DATA EXTRACT:
## BEGIN
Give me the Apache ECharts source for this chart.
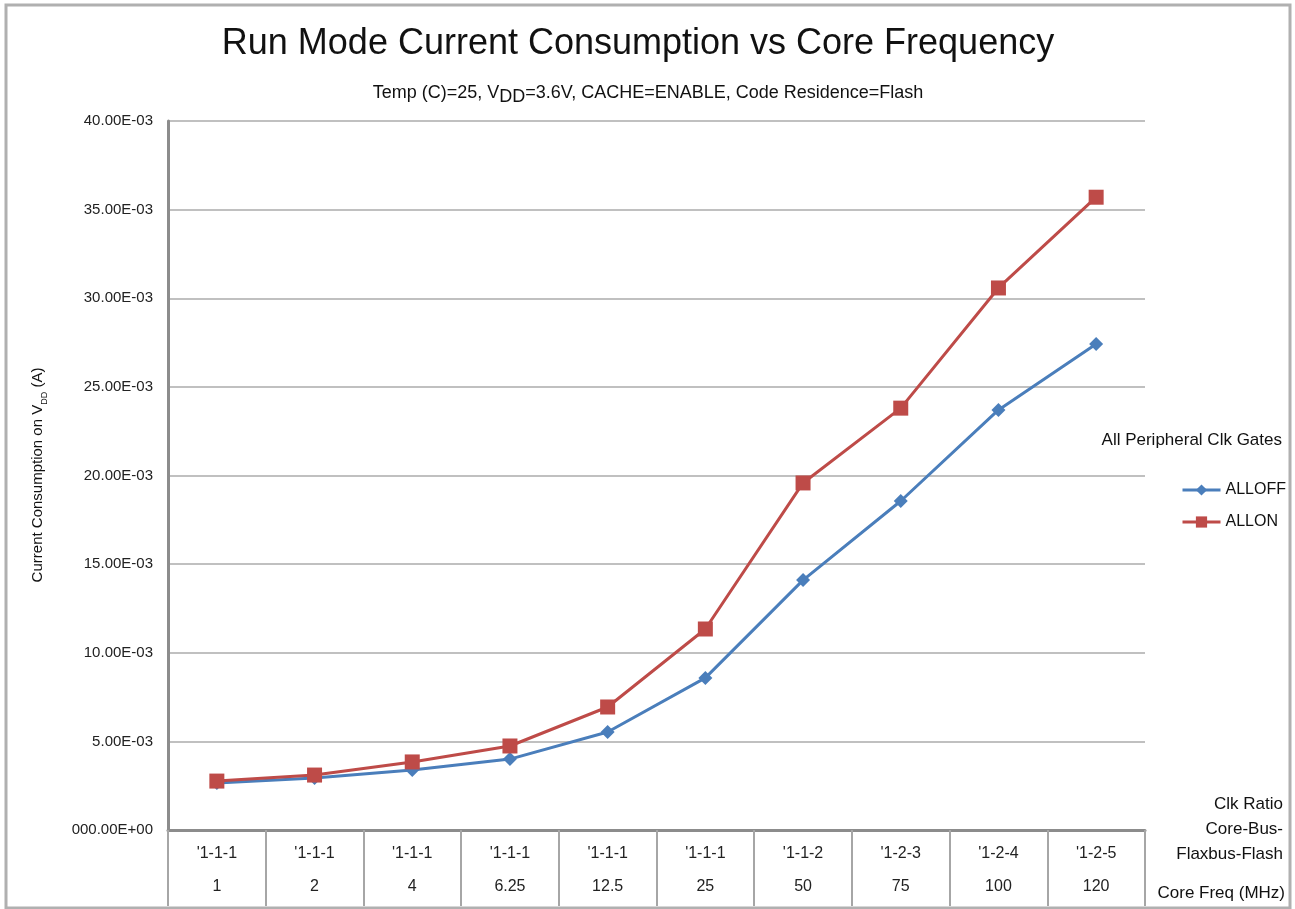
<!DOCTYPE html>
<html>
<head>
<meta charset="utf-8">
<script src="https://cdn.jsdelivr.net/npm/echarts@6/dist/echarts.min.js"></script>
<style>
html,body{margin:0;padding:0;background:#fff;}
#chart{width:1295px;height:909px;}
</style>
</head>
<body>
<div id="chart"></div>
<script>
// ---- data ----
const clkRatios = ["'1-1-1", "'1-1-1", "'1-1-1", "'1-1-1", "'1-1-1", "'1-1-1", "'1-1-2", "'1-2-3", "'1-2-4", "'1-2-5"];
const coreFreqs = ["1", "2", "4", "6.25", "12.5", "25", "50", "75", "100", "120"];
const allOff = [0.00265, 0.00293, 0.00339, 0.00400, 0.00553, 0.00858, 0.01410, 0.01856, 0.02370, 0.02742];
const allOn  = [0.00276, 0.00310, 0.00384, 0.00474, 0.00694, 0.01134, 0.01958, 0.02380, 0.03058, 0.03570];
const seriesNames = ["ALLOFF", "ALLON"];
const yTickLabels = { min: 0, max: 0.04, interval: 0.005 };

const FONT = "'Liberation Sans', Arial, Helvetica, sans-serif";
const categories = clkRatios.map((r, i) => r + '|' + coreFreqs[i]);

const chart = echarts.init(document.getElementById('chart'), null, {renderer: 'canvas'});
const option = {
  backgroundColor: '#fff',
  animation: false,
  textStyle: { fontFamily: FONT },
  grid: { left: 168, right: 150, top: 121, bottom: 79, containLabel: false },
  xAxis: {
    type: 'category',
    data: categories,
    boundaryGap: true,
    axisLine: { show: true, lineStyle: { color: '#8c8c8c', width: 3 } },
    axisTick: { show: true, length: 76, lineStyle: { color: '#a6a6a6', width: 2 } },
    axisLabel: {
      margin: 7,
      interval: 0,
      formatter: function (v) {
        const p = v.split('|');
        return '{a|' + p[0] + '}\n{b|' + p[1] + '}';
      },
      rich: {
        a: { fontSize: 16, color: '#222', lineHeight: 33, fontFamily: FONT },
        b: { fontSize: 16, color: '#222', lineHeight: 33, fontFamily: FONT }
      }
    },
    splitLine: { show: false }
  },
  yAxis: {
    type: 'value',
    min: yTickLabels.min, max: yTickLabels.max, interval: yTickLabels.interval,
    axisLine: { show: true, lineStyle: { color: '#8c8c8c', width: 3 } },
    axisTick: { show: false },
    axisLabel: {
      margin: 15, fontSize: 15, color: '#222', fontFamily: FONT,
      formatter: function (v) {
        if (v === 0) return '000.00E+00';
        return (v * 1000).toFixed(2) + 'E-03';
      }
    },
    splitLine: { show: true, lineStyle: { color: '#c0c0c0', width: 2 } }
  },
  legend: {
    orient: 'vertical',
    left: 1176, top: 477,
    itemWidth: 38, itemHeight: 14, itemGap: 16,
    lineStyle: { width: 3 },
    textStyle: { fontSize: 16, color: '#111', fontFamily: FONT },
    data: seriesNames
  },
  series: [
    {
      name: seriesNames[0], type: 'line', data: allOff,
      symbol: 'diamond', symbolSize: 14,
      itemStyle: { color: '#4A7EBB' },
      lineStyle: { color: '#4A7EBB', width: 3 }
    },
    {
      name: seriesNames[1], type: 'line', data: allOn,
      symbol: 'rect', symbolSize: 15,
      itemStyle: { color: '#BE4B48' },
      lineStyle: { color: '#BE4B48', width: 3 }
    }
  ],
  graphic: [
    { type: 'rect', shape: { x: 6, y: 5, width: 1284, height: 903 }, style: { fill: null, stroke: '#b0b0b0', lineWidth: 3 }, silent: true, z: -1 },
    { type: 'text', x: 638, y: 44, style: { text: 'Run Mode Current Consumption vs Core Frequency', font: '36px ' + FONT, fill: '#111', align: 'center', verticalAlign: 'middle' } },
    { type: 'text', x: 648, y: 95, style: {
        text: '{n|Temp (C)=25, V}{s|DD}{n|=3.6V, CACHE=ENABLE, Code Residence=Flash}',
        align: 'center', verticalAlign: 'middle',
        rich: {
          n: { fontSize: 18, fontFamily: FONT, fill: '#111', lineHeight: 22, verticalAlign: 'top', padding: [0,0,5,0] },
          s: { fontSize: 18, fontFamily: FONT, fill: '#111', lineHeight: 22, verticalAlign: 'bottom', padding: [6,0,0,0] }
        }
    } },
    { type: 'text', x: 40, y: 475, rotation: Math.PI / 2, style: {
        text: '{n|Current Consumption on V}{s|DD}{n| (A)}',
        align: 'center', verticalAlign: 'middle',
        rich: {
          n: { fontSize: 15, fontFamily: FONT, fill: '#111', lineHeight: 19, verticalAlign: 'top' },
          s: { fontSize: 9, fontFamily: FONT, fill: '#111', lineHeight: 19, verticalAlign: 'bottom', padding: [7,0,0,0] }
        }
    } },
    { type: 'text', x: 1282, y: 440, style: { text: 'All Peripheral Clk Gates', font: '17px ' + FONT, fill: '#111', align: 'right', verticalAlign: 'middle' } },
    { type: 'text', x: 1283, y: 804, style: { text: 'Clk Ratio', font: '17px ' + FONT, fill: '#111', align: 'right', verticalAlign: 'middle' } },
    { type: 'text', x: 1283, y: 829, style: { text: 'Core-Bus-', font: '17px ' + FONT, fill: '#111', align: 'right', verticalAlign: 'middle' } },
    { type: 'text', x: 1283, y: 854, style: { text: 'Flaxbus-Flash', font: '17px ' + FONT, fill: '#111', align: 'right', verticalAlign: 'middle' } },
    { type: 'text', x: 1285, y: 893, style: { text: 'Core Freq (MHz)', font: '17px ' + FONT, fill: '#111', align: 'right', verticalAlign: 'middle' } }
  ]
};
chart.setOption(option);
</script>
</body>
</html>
## END
PROBLEM STATEMENT: Strip out the pictures and quote the remaining data word for word.

OUTPUT OF THE TASK:
Give me the Apache ECharts source for this chart.
<!DOCTYPE html>
<html>
<head>
<meta charset="utf-8">
<script src="https://cdn.jsdelivr.net/npm/echarts@6/dist/echarts.min.js"></script>
<style>
html,body{margin:0;padding:0;background:#fff;}
#chart{width:1295px;height:909px;}
</style>
</head>
<body>
<div id="chart"></div>
<script>
// ---- data ----
const clkRatios = ["'1-1-1", "'1-1-1", "'1-1-1", "'1-1-1", "'1-1-1", "'1-1-1", "'1-1-2", "'1-2-3", "'1-2-4", "'1-2-5"];
const coreFreqs = ["1", "2", "4", "6.25", "12.5", "25", "50", "75", "100", "120"];
const allOff = [0.00265, 0.00293, 0.00339, 0.00400, 0.00553, 0.00858, 0.01410, 0.01856, 0.02370, 0.02742];
const allOn  = [0.00276, 0.00310, 0.00384, 0.00474, 0.00694, 0.01134, 0.01958, 0.02380, 0.03058, 0.03570];
const seriesNames = ["ALLOFF", "ALLON"];
const yTickLabels = { min: 0, max: 0.04, interval: 0.005 };

const FONT = "'Liberation Sans', Arial, Helvetica, sans-serif";
const categories = clkRatios.map((r, i) => r + '|' + coreFreqs[i]);

const chart = echarts.init(document.getElementById('chart'), null, {renderer: 'canvas'});
const option = {
  backgroundColor: '#fff',
  animation: false,
  textStyle: { fontFamily: FONT },
  grid: { left: 168, right: 150, top: 121, bottom: 79, containLabel: false },
  xAxis: {
    type: 'category',
    data: categories,
    boundaryGap: true,
    axisLine: { show: true, lineStyle: { color: '#8c8c8c', width: 3 } },
    axisTick: { show: true, length: 76, lineStyle: { color: '#a6a6a6', width: 2 } },
    axisLabel: {
      margin: 7,
      interval: 0,
      formatter: function (v) {
        const p = v.split('|');
        return '{a|' + p[0] + '}\n{b|' + p[1] + '}';
      },
      rich: {
        a: { fontSize: 16, color: '#222', lineHeight: 33, fontFamily: FONT },
        b: { fontSize: 16, color: '#222', lineHeight: 33, fontFamily: FONT }
      }
    },
    splitLine: { show: false }
  },
  yAxis: {
    type: 'value',
    min: yTickLabels.min, max: yTickLabels.max, interval: yTickLabels.interval,
    axisLine: { show: true, lineStyle: { color: '#8c8c8c', width: 3 } },
    axisTick: { show: false },
    axisLabel: {
      margin: 15, fontSize: 15, color: '#222', fontFamily: FONT,
      formatter: function (v) {
        if (v === 0) return '000.00E+00';
        return (v * 1000).toFixed(2) + 'E-03';
      }
    },
    splitLine: { show: true, lineStyle: { color: '#c0c0c0', width: 2 } }
  },
  legend: {
    orient: 'vertical',
    left: 1176, top: 477,
    itemWidth: 38, itemHeight: 14, itemGap: 16,
    lineStyle: { width: 3 },
    textStyle: { fontSize: 16, color: '#111', fontFamily: FONT },
    data: seriesNames
  },
  series: [
    {
      name: seriesNames[0], type: 'line', data: allOff,
      symbol: 'diamond', symbolSize: 14,
      itemStyle: { color: '#4A7EBB' },
      lineStyle: { color: '#4A7EBB', width: 3 }
    },
    {
      name: seriesNames[1], type: 'line', data: allOn,
      symbol: 'rect', symbolSize: 15,
      itemStyle: { color: '#BE4B48' },
      lineStyle: { color: '#BE4B48', width: 3 }
    }
  ],
  graphic: [
    { type: 'rect', shape: { x: 6, y: 5, width: 1284, height: 903 }, style: { fill: null, stroke: '#b0b0b0', lineWidth: 3 }, silent: true, z: -1 },
    { type: 'text', x: 638, y: 44, style: { text: 'Run Mode Current Consumption vs Core Frequency', font: '36px ' + FONT, fill: '#111', align: 'center', verticalAlign: 'middle' } },
    { type: 'text', x: 648, y: 95, style: {
        text: '{n|Temp (C)=25, V}{s|DD}{n|=3.6V, CACHE=ENABLE, Code Residence=Flash}',
        align: 'center', verticalAlign: 'middle',
        rich: {
          n: { fontSize: 18, fontFamily: FONT, fill: '#111', lineHeight: 22, verticalAlign: 'top', padding: [0,0,5,0] },
          s: { fontSize: 18, fontFamily: FONT, fill: '#111', lineHeight: 22, verticalAlign: 'bottom', padding: [6,0,0,0] }
        }
    } },
    { type: 'text', x: 40, y: 475, rotation: Math.PI / 2, style: {
        text: '{n|Current Consumption on V}{s|DD}{n| (A)}',
        align: 'center', verticalAlign: 'middle',
        rich: {
          n: { fontSize: 15, fontFamily: FONT, fill: '#111', lineHeight: 19, verticalAlign: 'top' },
          s: { fontSize: 9, fontFamily: FONT, fill: '#111', lineHeight: 19, verticalAlign: 'bottom', padding: [7,0,0,0] }
        }
    } },
    { type: 'text', x: 1282, y: 440, style: { text: 'All Peripheral Clk Gates', font: '17px ' + FONT, fill: '#111', align: 'right', verticalAlign: 'middle' } },
    { type: 'text', x: 1283, y: 804, style: { text: 'Clk Ratio', font: '17px ' + FONT, fill: '#111', align: 'right', verticalAlign: 'middle' } },
    { type: 'text', x: 1283, y: 829, style: { text: 'Core-Bus-', font: '17px ' + FONT, fill: '#111', align: 'right', verticalAlign: 'middle' } },
    { type: 'text', x: 1283, y: 854, style: { text: 'Flaxbus-Flash', font: '17px ' + FONT, fill: '#111', align: 'right', verticalAlign: 'middle' } },
    { type: 'text', x: 1285, y: 893, style: { text: 'Core Freq (MHz)', font: '17px ' + FONT, fill: '#111', align: 'right', verticalAlign: 'middle' } }
  ]
};
chart.setOption(option);
</script>
</body>
</html>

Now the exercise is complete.